Goal of the exercise >> All lines from the beginning of the listing through the line with "dx_px, dy_px = 26, 20" are to be copied word for word; the pictures are not.

Start Data segment

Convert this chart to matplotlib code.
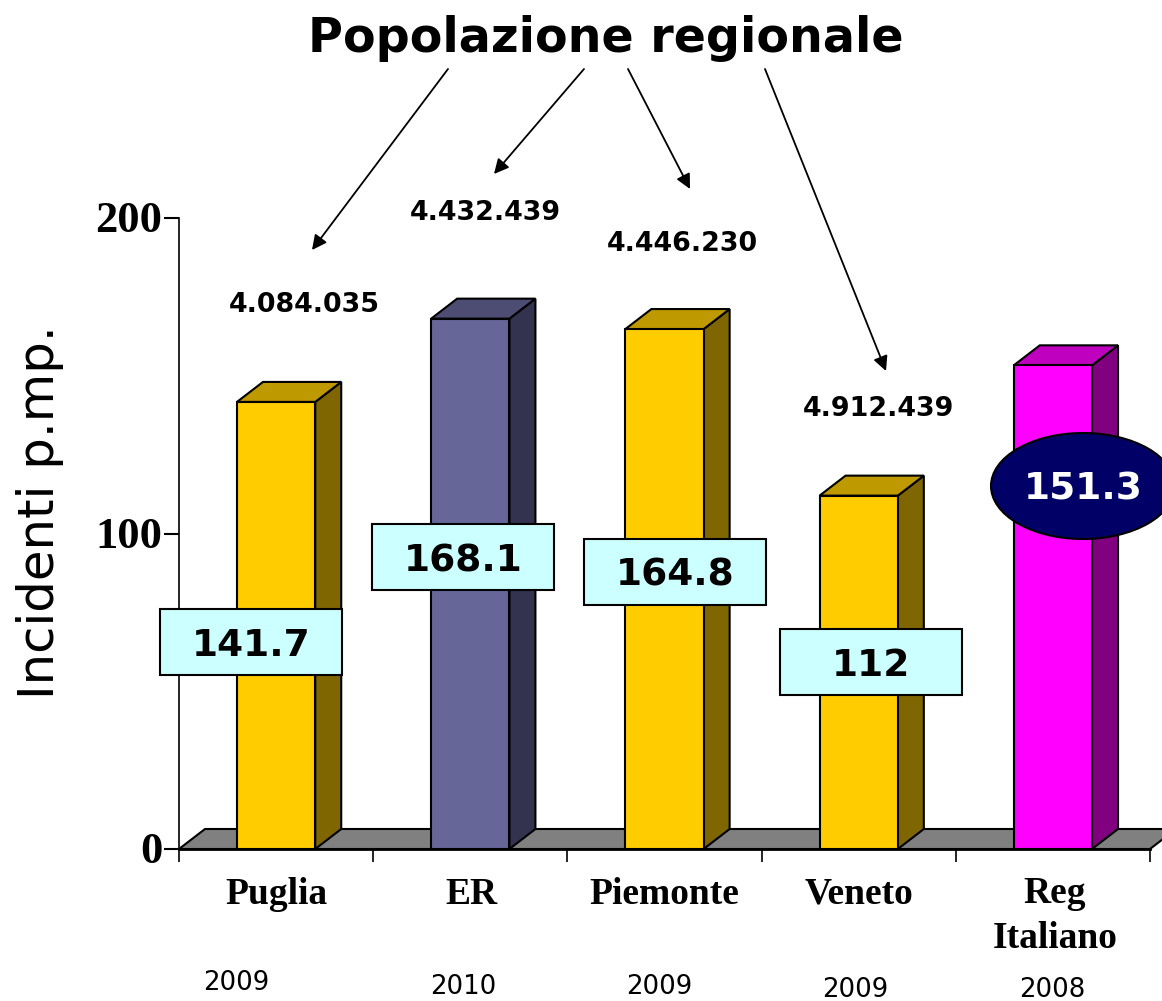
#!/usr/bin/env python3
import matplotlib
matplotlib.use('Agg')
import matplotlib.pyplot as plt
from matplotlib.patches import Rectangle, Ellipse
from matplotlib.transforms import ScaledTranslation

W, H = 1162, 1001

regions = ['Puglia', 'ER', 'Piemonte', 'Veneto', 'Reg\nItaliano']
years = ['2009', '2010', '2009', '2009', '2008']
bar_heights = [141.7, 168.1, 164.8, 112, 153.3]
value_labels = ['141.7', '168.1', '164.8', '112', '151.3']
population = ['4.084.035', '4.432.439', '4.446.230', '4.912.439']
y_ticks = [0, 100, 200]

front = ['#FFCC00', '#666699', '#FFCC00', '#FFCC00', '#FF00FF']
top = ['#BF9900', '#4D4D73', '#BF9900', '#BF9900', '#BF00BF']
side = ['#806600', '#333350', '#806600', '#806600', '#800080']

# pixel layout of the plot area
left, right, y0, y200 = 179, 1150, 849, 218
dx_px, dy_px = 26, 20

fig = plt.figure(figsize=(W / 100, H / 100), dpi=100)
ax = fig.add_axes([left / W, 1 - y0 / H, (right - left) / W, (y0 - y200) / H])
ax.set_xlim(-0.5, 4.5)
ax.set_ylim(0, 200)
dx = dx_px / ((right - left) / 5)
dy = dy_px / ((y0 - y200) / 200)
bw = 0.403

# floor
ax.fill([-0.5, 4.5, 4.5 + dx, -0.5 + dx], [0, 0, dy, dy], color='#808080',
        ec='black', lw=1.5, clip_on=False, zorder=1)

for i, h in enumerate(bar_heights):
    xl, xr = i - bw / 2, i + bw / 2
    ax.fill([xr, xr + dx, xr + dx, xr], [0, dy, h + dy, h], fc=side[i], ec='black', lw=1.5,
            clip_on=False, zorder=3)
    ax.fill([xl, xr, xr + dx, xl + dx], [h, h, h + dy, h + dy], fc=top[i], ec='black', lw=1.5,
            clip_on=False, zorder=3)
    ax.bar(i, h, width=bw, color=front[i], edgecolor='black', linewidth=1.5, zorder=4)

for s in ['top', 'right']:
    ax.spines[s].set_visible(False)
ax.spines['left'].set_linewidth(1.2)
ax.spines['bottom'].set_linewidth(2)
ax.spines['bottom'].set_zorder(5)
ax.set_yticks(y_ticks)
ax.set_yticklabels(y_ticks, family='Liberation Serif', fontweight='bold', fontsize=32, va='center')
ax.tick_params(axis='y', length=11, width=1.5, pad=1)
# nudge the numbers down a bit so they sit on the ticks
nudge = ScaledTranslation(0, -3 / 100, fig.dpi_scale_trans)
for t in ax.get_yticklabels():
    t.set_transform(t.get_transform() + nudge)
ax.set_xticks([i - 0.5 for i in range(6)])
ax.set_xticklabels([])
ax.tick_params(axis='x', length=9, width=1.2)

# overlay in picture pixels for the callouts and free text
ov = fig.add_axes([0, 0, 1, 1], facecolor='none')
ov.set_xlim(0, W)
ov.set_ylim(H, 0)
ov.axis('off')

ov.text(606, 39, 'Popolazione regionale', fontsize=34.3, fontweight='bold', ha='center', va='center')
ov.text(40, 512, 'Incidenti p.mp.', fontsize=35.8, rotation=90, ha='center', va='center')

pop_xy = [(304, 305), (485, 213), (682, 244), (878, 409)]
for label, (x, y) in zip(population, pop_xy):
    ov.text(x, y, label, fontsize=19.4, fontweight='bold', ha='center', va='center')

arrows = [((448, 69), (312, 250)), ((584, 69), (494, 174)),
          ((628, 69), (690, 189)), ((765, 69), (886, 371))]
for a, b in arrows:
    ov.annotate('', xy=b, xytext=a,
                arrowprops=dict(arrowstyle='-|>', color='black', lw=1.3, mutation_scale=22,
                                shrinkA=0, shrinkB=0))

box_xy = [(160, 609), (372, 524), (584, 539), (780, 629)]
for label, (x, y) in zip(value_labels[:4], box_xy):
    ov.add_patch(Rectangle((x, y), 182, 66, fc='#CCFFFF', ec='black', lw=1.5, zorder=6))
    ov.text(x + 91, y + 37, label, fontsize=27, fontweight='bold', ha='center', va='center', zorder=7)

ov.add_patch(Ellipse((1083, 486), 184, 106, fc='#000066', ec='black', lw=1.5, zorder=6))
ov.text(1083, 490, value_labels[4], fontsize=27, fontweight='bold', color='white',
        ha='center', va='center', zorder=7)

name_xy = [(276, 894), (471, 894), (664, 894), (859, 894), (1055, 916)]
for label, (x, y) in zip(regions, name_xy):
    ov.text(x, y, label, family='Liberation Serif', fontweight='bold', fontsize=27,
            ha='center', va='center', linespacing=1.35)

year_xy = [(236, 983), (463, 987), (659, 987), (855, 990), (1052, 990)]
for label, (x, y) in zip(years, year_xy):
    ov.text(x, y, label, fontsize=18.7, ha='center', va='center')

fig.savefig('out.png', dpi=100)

End Data segment

Task result >>
Convert this chart to matplotlib code.
#!/usr/bin/env python3
import matplotlib
matplotlib.use('Agg')
import matplotlib.pyplot as plt
from matplotlib.patches import Rectangle, Ellipse
from matplotlib.transforms import ScaledTranslation

W, H = 1162, 1001

regions = ['Puglia', 'ER', 'Piemonte', 'Veneto', 'Reg\nItaliano']
years = ['2009', '2010', '2009', '2009', '2008']
bar_heights = [141.7, 168.1, 164.8, 112, 153.3]
value_labels = ['141.7', '168.1', '164.8', '112', '151.3']
population = ['4.084.035', '4.432.439', '4.446.230', '4.912.439']
y_ticks = [0, 100, 200]

front = ['#FFCC00', '#666699', '#FFCC00', '#FFCC00', '#FF00FF']
top = ['#BF9900', '#4D4D73', '#BF9900', '#BF9900', '#BF00BF']
side = ['#806600', '#333350', '#806600', '#806600', '#800080']

# pixel layout of the plot area
left, right, y0, y200 = 179, 1150, 849, 218
dx_px, dy_px = 26, 20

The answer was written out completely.